By Marsha Sills
December 10, 2012
LAFAYETTE — State Superintendent of Education John White recognized eight Lafayette Parish schools Friday with cash awards of nearly $8,500 for making “top gains” on state accountability measures.
A total of 440 schools statewide received “top gains” recognition and a nearly $8,500 stipend each to spend on educational purposes for meeting or exceeding performance growth targets set by the state.
In Lafayette Parish, that distinction went to Acadiana High, L.J. Alleman Middle, Ovey Comeaux High, L. Leo Judice Elementary, Lafayette High, Youngsville Middle, J. Wallace James Elementary and Early College Academy.
“To the schools that hit your target, it is first and foremost a credit to you because you all go to one of the fastest-improving schools in our state,” White told students, faculty and staff gathered for a ceremony Friday afternoon.
Acadiana High exceeded its growth goal and moved from an accountability label D to a B.

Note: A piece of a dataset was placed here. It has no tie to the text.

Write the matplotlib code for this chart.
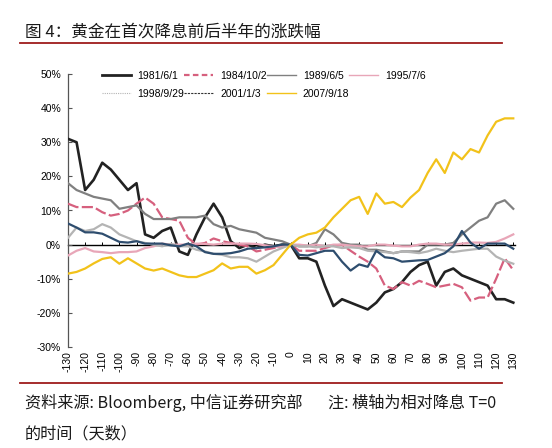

Principal David LeJeune said a school committee will decide in the spring how to spend the money. LeJeune, who joined the school this school year, said the recognition is credit to gains made by last year’s students, faculty and staff.
“It’s going to boost the morale of the teachers and students because they worked extremely hard to get from a D to a B,” LeJeune said before the ceremony. “This gives us additional resources to move toward our goal of being an A school.”
As part of Lafayette Parish Schools Superintendent Pat Cooper’s goals for the district, all principals have two years to move their performance label up one letter grade.
Principals from the other seven schools that reached or exceeded their growth targets also attended the ceremony.
Pat Cooper applauded the eight schools’ achievement.
“It’s not so much the money that counts, but the effort,” he said. “You’re one of only 440 schools in the state.”
On Friday, White also awarded the district a $150,000 grant to implement a writing program targeting special-needs students at Acadiana High, Scott Middle and Westside Elementary.
The district is one of 16 districts and charter school organizations to receive a grant from the state’s new Believe and Include program, created to improve student achievement for special-needs students.
Grants were capped at $50,000 per school for the 85 participating schools, according to the Louisiana Department of Education.
White said the state funded the program with $4 million in federal Individuals with Disabilities Education Act monies recouped by eliminating unproductive programs.
About one in 10 students in the state’s public school system has some type of designation for special education services, White said.
The idea was to spark innovation and identify successful programs that could be replicated across the state, he said.
In Lafayette Parish, the three schools in late January will implement a program called “I Write,” said Bart Thibodeaux, the district’s special education director.
The program uses technology to help students improve their writing skills through “hands-on inclusion, a model where students with disabilities are in the classroom with nondisabled students,” Thibodeaux said.